Another preferred embodiment of a DSC sensor for use in a constant sensitivity DSC is depicted in Figure 4. The support structure 81 consists of a pair of lugs 82 and 83 and a base 84. The lugs are symmetric with respect to the base structure and form the supports for the sample and the reference. Lug 82 is the sample lug and has a thin film RTD 85 deposited on the same side of the lug as the base. The sample pan (not shown) is placed on the opposite side of the lug from the RTD directly opposite to the RTD. Lug 83 is the reference lug and has a thin film RTD 86 deposited on the same side of the lug as the base. The reference pan (not shown) is placed on the opposite side of the lug from the RTD directly opposite to the RTD.

A pair of lead wires is attached to each end of both RTDs. Lead wire 87 of the sample RTD supplies excitation current to the sample RTD, and lead wire 88 is attached to the ground. Lead wires 89 and 90 are the voltage sensing leads, the voltage representing the RTD resistance (and hence its temperature) is sensed between leads 89 and 90. Lead wire 90 is attached to ground. Lead wire 91 of the reference RTD supplies excitation current to the reference RTD, and lead wire 92 is attached to ground. Lead wires 93 and 94 are the voltage sensing leads. The voltage representing the RTD resistance (and hence its temperature) is sensed between leads 93 and 94. Lead wire 94 is attached to ground.

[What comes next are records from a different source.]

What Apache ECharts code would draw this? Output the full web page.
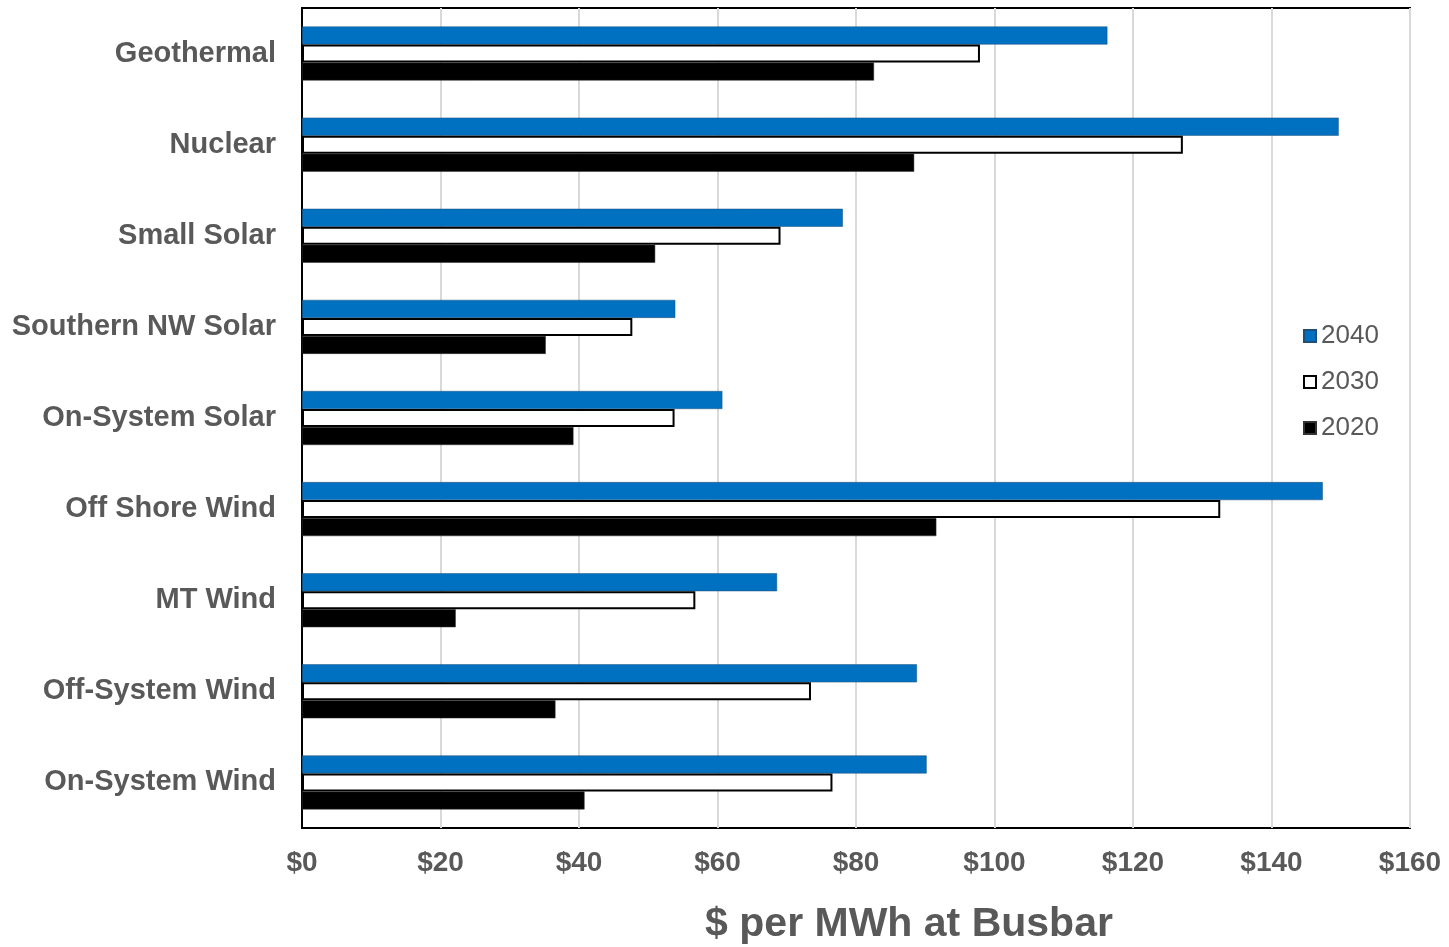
<!DOCTYPE html>
<html>
<head>
<meta charset="utf-8">
<script src="https://cdn.jsdelivr.net/npm/echarts@6/dist/echarts.min.js"></script>
<style>html,body{margin:0;padding:0;background:#fff}#c{width:1449px;height:947px}</style>
</head>
<body>
<div id="c"></div>
<script>
const categories = ['Geothermal','Nuclear','Small Solar','Southern NW Solar','On-System Solar','Off Shore Wind','MT Wind','Off-System Wind','On-System Wind'];
const seriesNames = ['2040','2030','2020'];
const values2040 = [116.3, 149.7, 78.1, 53.9, 60.7, 147.4, 68.6, 88.8, 90.2];
const values2030 = [97.9, 127.2, 69.1, 47.7, 53.8, 132.6, 56.8, 73.5, 76.6];
const values2020 = [82.6, 88.4, 51.0, 35.2, 39.2, 91.6, 22.2, 36.6, 40.8];
const xTicks = [0, 20, 40, 60, 80, 100, 120, 140, 160];
const axisTitle = '$ per MWh at Busbar';

const FONT = '"Liberation Sans", Arial, sans-serif';
const GRAY = '#595959';
const chart = echarts.init(document.getElementById('c'), null, {renderer: 'canvas'});
chart.setOption({
  animation: false,
  backgroundColor: '#fff',
  textStyle: {fontFamily: FONT},
  grid: {left: 302, top: 8, right: 39, bottom: 119, show: true, borderColor: '#000', borderWidth: 2, containLabel: false},
  legend: {
    orient: 'vertical', left: 1303, top: 323, padding: 0, itemGap: 20,
    itemWidth: 12, itemHeight: 12, icon: 'rect',
    textStyle: {fontSize: 26, color: GRAY, fontFamily: FONT},
    data: seriesNames
  },
  xAxis: {
    type: 'value', min: xTicks[0], max: xTicks[xTicks.length - 1], interval: 20,
    axisLine: {show: false}, axisTick: {show: false},
    splitLine: {show: true, lineStyle: {color: '#d9d9d9', width: 2}},
    axisLabel: {formatter: v => '$' + v, fontSize: 28, fontWeight: 'bold', color: GRAY, margin: 21, fontFamily: FONT}
  },
  yAxis: {
    type: 'category', data: categories, inverse: true,
    axisLine: {show: true, lineStyle: {color: '#000', width: 2}}, axisTick: {show: false},
    axisLabel: {fontSize: 29, fontWeight: 'bold', color: GRAY, margin: 26, fontFamily: FONT}
  },
  graphic: [{
    type: 'text', x: 909, y: 925,
    style: {text: axisTitle, fontSize: 41, fontWeight: 'bold', fill: GRAY, fontFamily: FONT, textAlign: 'center', textVerticalAlign: 'middle'}
  }],
  series: [
    {name: seriesNames[0], type: 'bar', data: values2040, barWidth: 18, barGap: '0%',
     itemStyle: {color: '#0070C0', borderColor: '#1f4e79', borderWidth: 0.5}},
    {name: seriesNames[1], type: 'bar', data: values2030, barWidth: 18, barGap: '0%',
     itemStyle: {color: '#ffffff', borderColor: '#000', borderWidth: 2}},
    {name: seriesNames[2], type: 'bar', data: values2020, barWidth: 18, barGap: '0%',
     itemStyle: {color: '#000000', borderColor: '#333', borderWidth: 0.5}}
  ]
});
</script>
</body>
</html>
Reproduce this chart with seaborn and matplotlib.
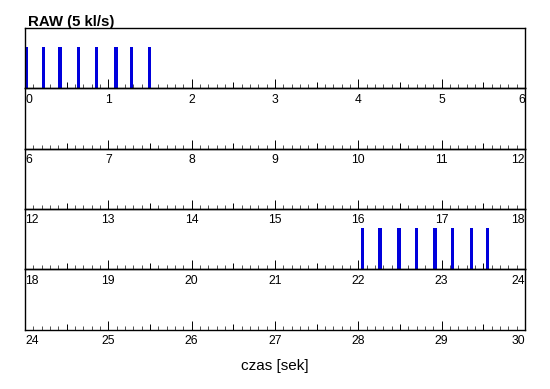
import numpy as np
import pandas as pd
import matplotlib
matplotlib.use("Agg")
import matplotlib.pyplot as plt
import seaborn as sns
from matplotlib.ticker import MultipleLocator

pulse_times = [0.02, 0.22, 0.42, 0.64, 0.86, 1.09, 1.28, 1.49,
               22.05, 22.26, 22.49, 22.70, 22.92, 23.13, 23.36, 23.55]
pulse_amp = [0.68] * len(pulse_times)
pulse_width = 0.04          # seconds
row_span = 6                # seconds per row
n_rows = 5

df = pd.DataFrame({"t": pulse_times, "amp": pulse_amp})

sns.set_style("white")
plt.rcParams["font.family"] = ["Liberation Sans", "DejaVu Sans"]
plt.rcParams["text.color"] = "black"
plt.rcParams["xtick.color"] = "black"
plt.rcParams["xtick.labelcolor"] = "black"

W, H = 550, 389
fig = plt.figure(figsize=(W / 100, H / 100), dpi=100)

left, right = 25, 525
top, row_h = 28, 60.3

for i in range(n_rows):
    y0 = top + row_h * (i + 1)
    ax = fig.add_axes([left / W, 1 - y0 / H, (right - left) / W, row_h / H])
    ax.set_facecolor("none")
    t0 = i * row_span
    sub = df[(df.t >= t0) & (df.t < t0 + row_span)]
    if len(sub) > 0:
        w = pulse_width / np.diff(np.sort(sub.t.values)).min()
        sns.barplot(data=sub, x="t", y="amp", native_scale=True, width=w,
                    color="#0000dc", saturation=1, linewidth=0, ax=ax)
    ax.set_xlim(t0, t0 + row_span)
    ax.set_ylim(0, 1)
    ax.set_yticks([])
    ax.set_xlabel("")
    ax.set_ylabel("")

    halves = np.arange(t0, t0 + row_span + 0.01, 0.5)
    labels = [str(int(round(v))) if abs(v - round(v)) < 1e-6 else "" for v in halves]
    ax.set_xticks(halves, labels)
    ax.xaxis.set_minor_locator(MultipleLocator(0.1))
    ax.tick_params(axis="x", which="major", direction="in", length=6.5, width=0.7,
                   pad=4, labelsize=8.7, color="black", labelcolor="black",
                   bottom=True, top=False)
    ax.tick_params(axis="x", which="minor", direction="in", length=2.6, width=0.6,
                   bottom=True, top=False, color="#333333")
    for v, tk in zip(halves, ax.xaxis.get_major_ticks()):
        if abs(v - round(v)) > 1e-6:
            tk.tick1line.set_markersize(4.5)
    tl = ax.get_xticklabels()
    tl[0].set_ha("left")
    tl[-1].set_ha("right")
    for s in ax.spines.values():
        s.set_color("black")
        s.set_linewidth(1.0)
        s.set_visible(True)

fig.text(28 / W, 1 - 26 / H, "RAW (5 kl/s)", fontsize=10.8, fontweight="bold",
         va="baseline", ha="left", color="black")
fig.text((left + right) / 2 / W, 1 - 370 / H, "czas [sek]", fontsize=11,
         va="baseline", ha="center", color="black")

fig.savefig("out.png", dpi=100, facecolor="white")
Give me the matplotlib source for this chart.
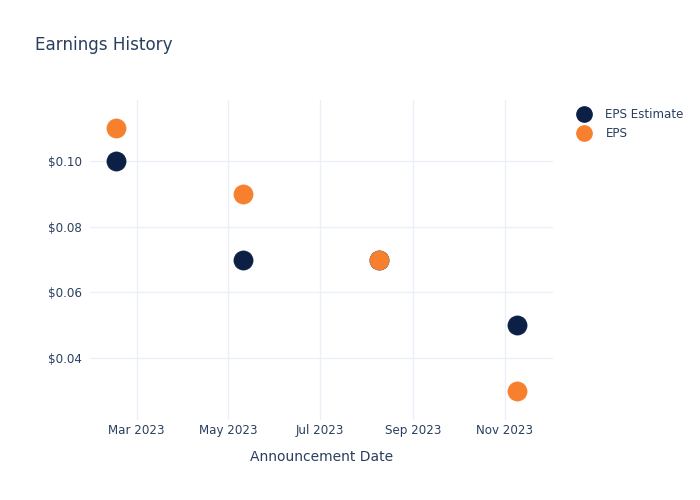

To apply this sensor in the constant calorimetric sensitivity DSC system described in Figure 2, lead wire 87 corresponds to lead wire 14 in Figure 2, 90 corresponds to 16, 91 corresponds to 15, 93 corresponds to 17 and 88, 90, 92 and 94 all correspond to 18.

The foregoing disclosure of embodiments of the present invention has been presented for purposes of illustration and description. It is not intended to be exhaustive or to limit the invention to the precise forms disclosed. Many variations and modifications of the embodiments described herein will be obvious to one of ordinary skill in the art in light of the above disclosure. The scope of the invention is to be defined only by the claims appended hereto, and by their equivalents.